Yemeni journalist Hind Aleryani, who interviewed Nada after the release of her video, says child marriage is a terrible problem in Yemen.
"It's common more in the poorer communities," Aleryani said. "There is a proverb, a Yemeni saying: 'Marry an 8-year-old girl, she's guaranteed,' which means the 8-year-old girl is surely a virgin. It's a disgusting saying and inhumane, but it's said by everyone and it's very well-known."
Aleryani adds, however, that there's reason for hope -- explaining how the fact there's been such a huge reaction to Nada's video proves attitudes are beginning to shift there.
"Things changed a lot after the revolution, and now people are more aware of the problem," she said. "Before we used to feel like there's no hope -- you can't do anything about it. Those conservative parties used to be stronger than us, but lately they are not."
Read the rest here.
The hell of it is, I'm far less surprised about this piece than I am dismayed and disgusted.
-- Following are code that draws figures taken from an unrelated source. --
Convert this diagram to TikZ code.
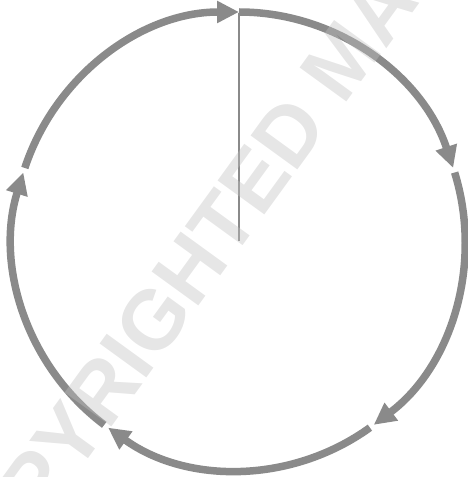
\documentclass[tikz,border=0pt]{standalone}
\usepackage{fontspec}
\setmainfont{Liberation Sans}
\usetikzlibrary{arrows.meta,calc}
\definecolor{cyc}{HTML}{8A8A8A}
\definecolor{wm}{HTML}{C0C0C0}
\tikzset{
  cycarc/.style={draw=cyc, line width=7.5pt, -{Triangle[length=22pt,width=21pt]}},
  radline/.style={draw=cyc, line width=2.5pt},
  wmark/.style={text=wm, text opacity=0.4, inner sep=0pt, anchor=base west, rotate=54,
    font=\bfseries\fontsize{84}{84}\selectfont}
}
\begin{document}
\begin{tikzpicture}[x=1pt,y=1pt]
\useasboundingbox (0,0) rectangle (468,477);
\coordinate (c) at (239,236);
\coordinate (top) at ($(c)+(0,229)$);
\def\rx{226pt}\def\ry{229pt}
\draw[cycarc] ([shift={(90:226 and 229)}]c) arc[start angle=90, end angle=18.6, x radius=\rx, y radius=\ry];
\draw[cycarc] ([shift={(17.4:226 and 229)}]c) arc[start angle=17.4, end angle=-53.4, x radius=\rx, y radius=\ry];
\draw[cycarc] ([shift={(-54.6:226 and 229)}]c) arc[start angle=-54.6, end angle=-125.4, x radius=\rx, y radius=\ry];
\draw[cycarc] ([shift={(-126.6:226 and 229)}]c) arc[start angle=-126.6, end angle=-197.4, x radius=\rx, y radius=\ry];
\draw[cycarc] ([shift={(-198.6:226 and 229)}]c) arc[start angle=-198.6, end angle=-270, x radius=\rx, y radius=\ry];
\draw[radline] (c) -- ([yshift=-1pt]top);
\begin{scope}
\clip (0,0) rectangle (468,477);
\node[wmark] (wm) at (-32,-147) {COPYRIGHTED MATERIAL};
\end{scope}
\end{tikzpicture}
\end{document}
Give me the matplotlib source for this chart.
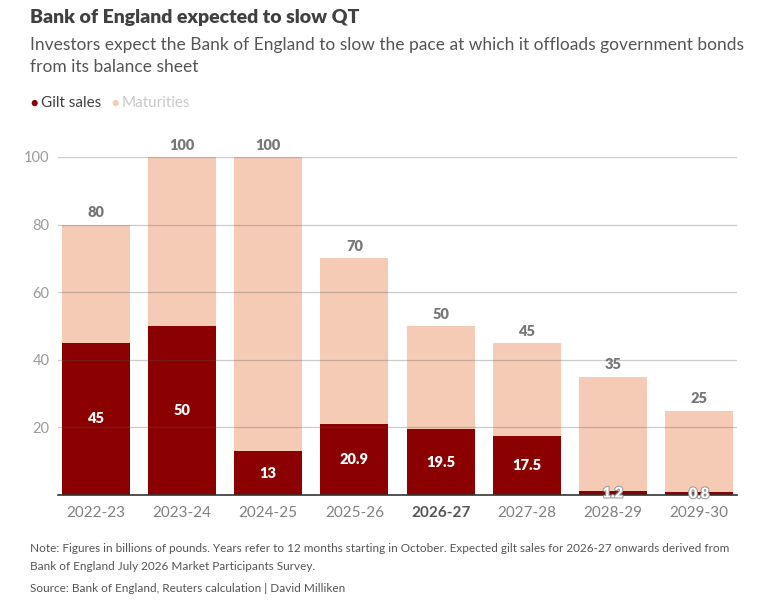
import numpy as np
import matplotlib.pyplot as plt
import matplotlib.patheffects as pe

# data (billions of pounds)
years = ['2022-23', '2023-24', '2024-25', '2025-26', '2026-27', '2027-28', '2028-29', '2029-30']
gilt_sales = [45, 50, 13, 20.9, 19.5, 17.5, 1.2, 0.8]
maturities = [35, 50, 87, 49.1, 30.5, 27.5, 33.8, 24.2]
totals = [80, 100, 100, 70, 50, 45, 35, 25]
gilt_labels = ['45', '50', '13', '20.9', '19.5', '17.5', '1.2', '0.8']
yticks = [20, 40, 60, 80, 100]

dark = '#8b0000'
light = '#f5cbb6'

plt.rcParams['font.family'] = ['Lato', 'DejaVu Sans']

fig = plt.figure(figsize=(7.66, 6.02), dpi=100)
ax = fig.add_axes([58/766, 1 - 495/602, (737 - 58)/766, (495 - 157)/602])

x = np.arange(len(years))
w = 0.79
ax.bar(x, gilt_sales, width=w, color=dark, zorder=2)
ax.bar(x, maturities, width=w, bottom=gilt_sales, color=light, zorder=2)

ax.set_xlim(-0.44, len(years) - 1 + 0.44)
ax.set_ylim(0, 100)
ax.set_yticks(yticks)
ax.set_yticklabels([str(t) for t in yticks], color='#9a9a9a', fontsize=10.5)
ax.yaxis.grid(True, color='#555555', alpha=0.3, linewidth=0.9, zorder=3)
ax.set_axisbelow(False)
ax.tick_params(axis='y', length=0, pad=6)
ax.tick_params(axis='x', length=0, pad=8)
ax.set_xticks(x)
ax.set_xticklabels(years, fontsize=11, color='#808080')
for lbl, yr in zip(ax.get_xticklabels(), years):
    if yr == '2026-27':
        lbl.set_fontweight('bold')
        lbl.set_color('#555555')

for s in ['top', 'right', 'left']:
    ax.spines[s].set_visible(False)
ax.spines['bottom'].set_color('#333333')
ax.spines['bottom'].set_linewidth(1.2)
ax.spines['bottom'].set_zorder(4)

# labels
for i in range(len(years)):
    ax.text(x[i], totals[i] + 3.5, str(totals[i]), ha='center', va='center',
            fontsize=10.5, fontweight='heavy', color='#777777', clip_on=False)
    ax.text(x[i], gilt_sales[i] / 2, gilt_labels[i], ha='center', va='center',
            fontsize=10.5, fontweight='heavy', color='white', zorder=5,
            path_effects=[pe.withStroke(linewidth=1.5, foreground='#999999')] if gilt_sales[i] < 5 else None)

# header
fig.text(30/766, 1 - 18/602, 'Bank of England expected to slow QT', fontsize=14,
         fontweight='heavy', color='#404040', va='center', ha='left')
fig.text(30/766, 1 - 45/602, 'Investors expect the Bank of England to slow the pace at which it offloads government bonds',
         fontsize=12.5, color='#555555', va='center', ha='left')
fig.text(30/766, 1 - 67/602, 'from its balance sheet', fontsize=12.5, color='#555555', va='center', ha='left')

# legend
fig.text(30/766, 1 - 103/602, '\u25cf', fontsize=9, color=dark, va='center', ha='left')
fig.text(41/766, 1 - 103/602, 'Gilt sales', fontsize=11, color='#404040', va='center', ha='left')
fig.text(111/766, 1 - 103/602, '\u25cf', fontsize=9, color=light, va='center', ha='left')
fig.text(122/766, 1 - 103/602, 'Maturities', fontsize=11, color='#c8c8c8', va='center', ha='left')

# footer
fig.text(30/766, 1 - 549/602, 'Note: Figures in billions of pounds. Years refer to 12 months starting in October. '
         'Expected gilt sales for 2026-27 onwards derived from', fontsize=8.5, color='#555555', va='center', ha='left')
fig.text(30/766, 1 - 566/602, 'Bank of England July 2026 Market Participants Survey.', fontsize=8.5,
         color='#555555', va='center', ha='left')
fig.text(30/766, 1 - 589/602, 'Source: Bank of England, Reuters calculation | David Milliken', fontsize=8.5,
         color='#555555', va='center', ha='left')

fig.savefig('out.png', dpi=100)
Over the last couple of years, I've seen links to YouTube videos where imams or other islamic clerics assert that it's perfectly legal under shariah for men to marry children as young as ONE YEAR OLD. Doubtless, they're using Mohammed's marriage to Aisha (married at six years old, consummated at nine, as I understand it) as an example.
Once again we see the pattern of ANYONE other than grown men in the islamic world being treated as chattel, as property, as articles of commerce. Certainly there's hope in the the work that Liesl Gerntholtz and others like her are doing, but there is a lot of resistance as well ... and until that resistance is overcome, I expect to hear the stories about many more Nadas from places like Yemen, and indeed any place where the people are under the thumb of shariah.